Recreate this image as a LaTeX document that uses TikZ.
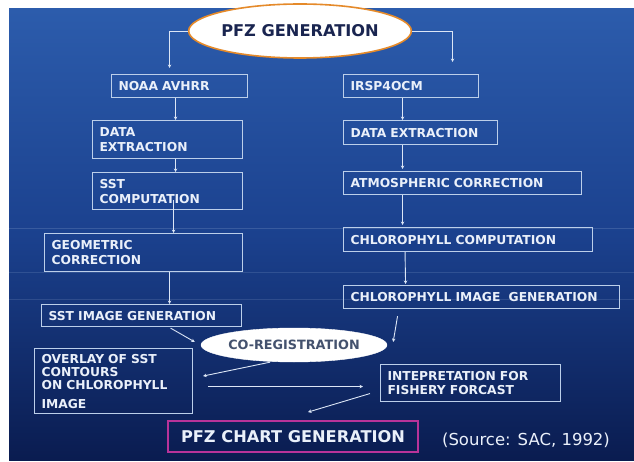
\documentclass[tikz,border=0pt]{standalone}
\usepackage{fontspec}
\setmainfont{DejaVu Sans}
\usetikzlibrary{arrows.meta,shapes.geometric}
\definecolor{bgtop}{HTML}{2C5CAC}
\definecolor{bgmid}{HTML}{1B418E}
\definecolor{bgbot}{HTML}{0A1C50}
\definecolor{boxline}{HTML}{BCCFEA}
\definecolor{boxtext}{HTML}{EAF0FA}
\definecolor{navytext}{HTML}{1A2550}
\definecolor{greytext}{HTML}{44526E}
\definecolor{orangeline}{HTML}{E58A2A}
\definecolor{magline}{HTML}{B8339A}
\definecolor{arrowcol}{HTML}{DCE6F6}
\tikzset{
  boxnode/.style={draw=boxline, line width=1.1pt, anchor=north west, inner xsep=7pt, inner ysep=2pt,
     align=left, text=boxtext, font=\bfseries\fontsize{12.3}{15}\selectfont},
  arr/.style={draw=arrowcol, line width=0.9pt, -{Stealth[length=3.5pt,width=3.5pt]}},
}
\begin{document}
\begin{tikzpicture}[x=1pt,y=-1pt]
\useasboundingbox (0,0) rectangle (634,462);
\fill[white] (0,0) rectangle (634,462);
\shade[top color=bgtop, bottom color=bgbot, middle color=bgmid, shading angle=0] (9,9) rectangle (634,460);
% faint background streaks
\draw[boxline, opacity=0.18, line width=0.8pt] (9,228) -- (634,228);
\draw[boxline, opacity=0.15, line width=0.8pt] (9,272) -- (634,272);
\draw[boxline, opacity=0.15, line width=0.8pt] (9,299) -- (634,299);

% top ellipse
\node[ellipse, draw=orangeline, line width=1.6pt, fill=white, minimum width=184pt, minimum height=54pt,
      inner sep=0pt, text=navytext, font=\bfseries\fontsize{16.2}{18}\selectfont] (pfz) at (300,31) {PFZ GENERATION};

% left column
\node[boxnode, text width=122pt, minimum height=23pt] (noaa) at (111,74) {NOAA AVHRR};
\node[boxnode, text width=136pt, minimum height=38pt] (dextl) at (92,120) {DATA\\EXTRACTION};
\node[boxnode, text width=136pt, minimum height=37pt] (sst) at (92,172) {SST\\COMPUTATION};
\node[boxnode, text width=184pt, minimum height=38pt] (geo) at (44,233) {GEOMETRIC\\CORRECTION};
\node[boxnode, text width=186pt, minimum height=22pt] (ssti) at (41,304) {SST IMAGE GENERATION};

% right column
\node[boxnode, text width=121pt, minimum height=23pt] (irsp) at (343,74) {IRSP4OCM};
\node[boxnode, text width=140pt, minimum height=24pt] (dextr) at (343,120) {DATA EXTRACTION};
\node[boxnode, text width=224pt, minimum height=23pt] (atm) at (343,171) {ATMOSPHERIC CORRECTION};
\node[boxnode, text width=235pt, minimum height=24pt] (chc) at (343,227) {CHLOROPHYLL COMPUTATION};
\node[boxnode, text width=262pt, minimum height=23pt] (chi) at (343,285) {CHLOROPHYLL IMAGE~~GENERATION};

% co-registration
\node[ellipse, fill=white, draw=white, minimum width=160pt, minimum height=34pt, inner sep=0pt,
      text=greytext, font=\bfseries\fontsize{12.8}{15}\selectfont] (coreg) at (294,345) {CO-REGISTRATION};

% lower boxes
\node[boxnode, text width=144pt, minimum height=65pt, font=\bfseries\fontsize{12.3}{13}\selectfont, inner ysep=3pt]
   (ovl) at (34,348) {OVERLAY OF SST\\CONTOURS\\ON CHLOROPHYLL\\[6pt]IMAGE};
\node[boxnode, text width=166pt, minimum height=37pt, font=\bfseries\fontsize{12.3}{14}\selectfont]
   (intp) at (380,364) {INTEPRETATION FOR\\FISHERY FORCAST};
\node[draw=magline, line width=1.8pt, minimum width=250pt, minimum height=31pt, inner sep=0pt,
      text=boxtext, font=\bfseries\fontsize{16.2}{18}\selectfont] (pfzc) at (293,436.5) {PFZ CHART GENERATION};
\node[text=boxtext, font=\fontsize{16.5}{18}\selectfont, inner sep=0pt] (src) at (526,440) {(Source: SAC, 1992)};

% connectors
\draw[arr] (pfz.west) -| ([xshift=-10pt,yshift=6pt]noaa.north);
\draw[arr] (pfz.east) -| ([xshift=41.5pt,yshift=12pt]irsp.north);
\draw[arr] ([xshift=-4pt]noaa.south) -- ([xshift=8pt]dextl.north);
\draw[arr] ([xshift=8pt]dextl.south) -- ([xshift=8pt]sst.north);
\draw[arr] ([xshift=6pt,yshift=10pt]sst.south) -- ([xshift=30pt]geo.north);
\draw[arr] ([xshift=26pt]geo.south) -- ([xshift=28pt]ssti.north);
\draw[arr] ([xshift=-8.5pt]irsp.south) -- ([xshift=-18pt]dextr.north);
\draw[arr] ([xshift=-18pt]dextr.south) -- ([xshift=-60pt,yshift=2pt]atm.north);
\draw[arr] ([xshift=-60pt]atm.south) -- ([xshift=-65.5pt,yshift=2pt]chc.north);
\draw[arr] ([xshift=-63pt]chc.south) -- ([xshift=-76pt,yshift=1pt]chi.north);
\draw[arr] ([xshift=29pt,yshift=-1pt]ssti.south) -- ([xshift=-6pt,yshift=3pt]coreg.west);
\draw[arr] ([xshift=-84pt,yshift=-7pt]chi.south) -- ([xshift=6pt,yshift=3pt]coreg.east);
\draw[arr] ([xshift=-24pt]coreg.south) -- ([xshift=10pt,yshift=5pt]ovl.east);
\draw[arr] ([xshift=15pt,yshift=-5.5pt]ovl.east) -- ([xshift=-17pt,yshift=-3.5pt]intp.west);
\draw[arr] ([xshift=-10pt,yshift=-10.5pt]intp.west) -- ([xshift=15pt,yshift=8pt]pfzc.north);
\end{tikzpicture}
\end{document}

*-*-*

WORK REQUIRED - Repeat the listing verbatim. Skip the pictures.

THE ANSWER -
Recreate this image as a LaTeX document that uses TikZ.
\documentclass[tikz,border=0pt]{standalone}
\usepackage{fontspec}
\setmainfont{DejaVu Sans}
\usetikzlibrary{arrows.meta,shapes.geometric}
\definecolor{bgtop}{HTML}{2C5CAC}
\definecolor{bgmid}{HTML}{1B418E}
\definecolor{bgbot}{HTML}{0A1C50}
\definecolor{boxline}{HTML}{BCCFEA}
\definecolor{boxtext}{HTML}{EAF0FA}
\definecolor{navytext}{HTML}{1A2550}
\definecolor{greytext}{HTML}{44526E}
\definecolor{orangeline}{HTML}{E58A2A}
\definecolor{magline}{HTML}{B8339A}
\definecolor{arrowcol}{HTML}{DCE6F6}
\tikzset{
  boxnode/.style={draw=boxline, line width=1.1pt, anchor=north west, inner xsep=7pt, inner ysep=2pt,
     align=left, text=boxtext, font=\bfseries\fontsize{12.3}{15}\selectfont},
  arr/.style={draw=arrowcol, line width=0.9pt, -{Stealth[length=3.5pt,width=3.5pt]}},
}
\begin{document}
\begin{tikzpicture}[x=1pt,y=-1pt]
\useasboundingbox (0,0) rectangle (634,462);
\fill[white] (0,0) rectangle (634,462);
\shade[top color=bgtop, bottom color=bgbot, middle color=bgmid, shading angle=0] (9,9) rectangle (634,460);
% faint background streaks
\draw[boxline, opacity=0.18, line width=0.8pt] (9,228) -- (634,228);
\draw[boxline, opacity=0.15, line width=0.8pt] (9,272) -- (634,272);
\draw[boxline, opacity=0.15, line width=0.8pt] (9,299) -- (634,299);

% top ellipse
\node[ellipse, draw=orangeline, line width=1.6pt, fill=white, minimum width=184pt, minimum height=54pt,
      inner sep=0pt, text=navytext, font=\bfseries\fontsize{16.2}{18}\selectfont] (pfz) at (300,31) {PFZ GENERATION};

% left column
\node[boxnode, text width=122pt, minimum height=23pt] (noaa) at (111,74) {NOAA AVHRR};
\node[boxnode, text width=136pt, minimum height=38pt] (dextl) at (92,120) {DATA\\EXTRACTION};
\node[boxnode, text width=136pt, minimum height=37pt] (sst) at (92,172) {SST\\COMPUTATION};
\node[boxnode, text width=184pt, minimum height=38pt] (geo) at (44,233) {GEOMETRIC\\CORRECTION};
\node[boxnode, text width=186pt, minimum height=22pt] (ssti) at (41,304) {SST IMAGE GENERATION};

% right column
\node[boxnode, text width=121pt, minimum height=23pt] (irsp) at (343,74) {IRSP4OCM};
\node[boxnode, text width=140pt, minimum height=24pt] (dextr) at (343,120) {DATA EXTRACTION};
\node[boxnode, text width=224pt, minimum height=23pt] (atm) at (343,171) {ATMOSPHERIC CORRECTION};
\node[boxnode, text width=235pt, minimum height=24pt] (chc) at (343,227) {CHLOROPHYLL COMPUTATION};
\node[boxnode, text width=262pt, minimum height=23pt] (chi) at (343,285) {CHLOROPHYLL IMAGE~~GENERATION};

% co-registration
\node[ellipse, fill=white, draw=white, minimum width=160pt, minimum height=34pt, inner sep=0pt,
      text=greytext, font=\bfseries\fontsize{12.8}{15}\selectfont] (coreg) at (294,345) {CO-REGISTRATION};

% lower boxes
\node[boxnode, text width=144pt, minimum height=65pt, font=\bfseries\fontsize{12.3}{13}\selectfont, inner ysep=3pt]
   (ovl) at (34,348) {OVERLAY OF SST\\CONTOURS\\ON CHLOROPHYLL\\[6pt]IMAGE};
\node[boxnode, text width=166pt, minimum height=37pt, font=\bfseries\fontsize{12.3}{14}\selectfont]
   (intp) at (380,364) {INTEPRETATION FOR\\FISHERY FORCAST};
\node[draw=magline, line width=1.8pt, minimum width=250pt, minimum height=31pt, inner sep=0pt,
      text=boxtext, font=\bfseries\fontsize{16.2}{18}\selectfont] (pfzc) at (293,436.5) {PFZ CHART GENERATION};
\node[text=boxtext, font=\fontsize{16.5}{18}\selectfont, inner sep=0pt] (src) at (526,440) {(Source: SAC, 1992)};

% connectors
\draw[arr] (pfz.west) -| ([xshift=-10pt,yshift=6pt]noaa.north);
\draw[arr] (pfz.east) -| ([xshift=41.5pt,yshift=12pt]irsp.north);
\draw[arr] ([xshift=-4pt]noaa.south) -- ([xshift=8pt]dextl.north);
\draw[arr] ([xshift=8pt]dextl.south) -- ([xshift=8pt]sst.north);
\draw[arr] ([xshift=6pt,yshift=10pt]sst.south) -- ([xshift=30pt]geo.north);
\draw[arr] ([xshift=26pt]geo.south) -- ([xshift=28pt]ssti.north);
\draw[arr] ([xshift=-8.5pt]irsp.south) -- ([xshift=-18pt]dextr.north);
\draw[arr] ([xshift=-18pt]dextr.south) -- ([xshift=-60pt,yshift=2pt]atm.north);
\draw[arr] ([xshift=-60pt]atm.south) -- ([xshift=-65.5pt,yshift=2pt]chc.north);
\draw[arr] ([xshift=-63pt]chc.south) -- ([xshift=-76pt,yshift=1pt]chi.north);
\draw[arr] ([xshift=29pt,yshift=-1pt]ssti.south) -- ([xshift=-6pt,yshift=3pt]coreg.west);
\draw[arr] ([xshift=-84pt,yshift=-7pt]chi.south) -- ([xshift=6pt,yshift=3pt]coreg.east);
\draw[arr] ([xshift=-24pt]coreg.south) -- ([xshift=10pt,yshift=5pt]ovl.east);
\draw[arr] ([xshift=15pt,yshift=-5.5pt]ovl.east) -- ([xshift=-17pt,yshift=-3.5pt]intp.west);
\draw[arr] ([xshift=-10pt,yshift=-10.5pt]intp.west) -- ([xshift=15pt,yshift=8pt]pfzc.north);
\end{tikzpicture}
\end{document}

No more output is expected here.